Emasculation of the presidency
Emasculation of the presidency
On Aug. 7 President Abdurrahman Wahid gave his progress report
before the Annual Session of the People's Consultative Assembly
(MPR). On Aug. 8 the MPR members responded negatively, in
particular criticizing the President's management failures.
After failing for months to heed warnings that his style of
managing government affairs was not succeeding, it took the
President only two days to announce what sounds like a major
presidential management innovation. On Aug. 9 the President
announced that to improve his performance, he would delegate
responsibility for day-to-day details on domestic matters to Vice
President Megawati Soekarnoputri. What's wrong with this picture?
The President has announced that he will delegate management
responsibility for "the day-to-day technical details of running
the government" to someone who has no more of a track record for
modern management expertise or orientation to technical details
than he does. One must wonder what the President is thinking of.
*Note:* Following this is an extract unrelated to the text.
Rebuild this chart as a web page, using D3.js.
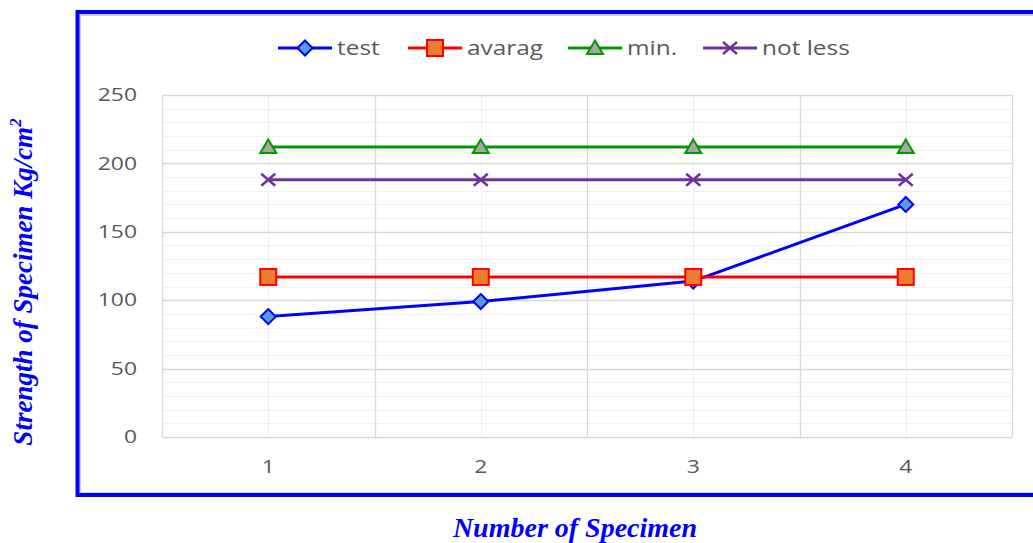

One must wonder why the same MPR members who criticized the
President's lack of management expertise have so eagerly embraced
this proposition.
The President's errors of judgment, tactical mistakes, and
management failures have weakened his authority dangerously.
Political figures feel emboldened to prey on the President's
weakness to wrest the presidency from him, if not in name then in
effect. Knowing that impeachment could be a fatal wound to
economic recovery, the Indonesian Democratic Party of Struggle
(PDI-Perjuangan) and the Functional Group (Golkar) instead
engineered the President's capitulation to a constitutionally
defective form of power-sharing with a Vice President whose
strengths do not complement the President's but replicate them.
President Abdurrahman "Gus Dur" Wahid might have needed a wake up
call from the MPR, but he should not have his presidential role
limited this way. This is a victory for backroom politics and a
setback for constitutional government.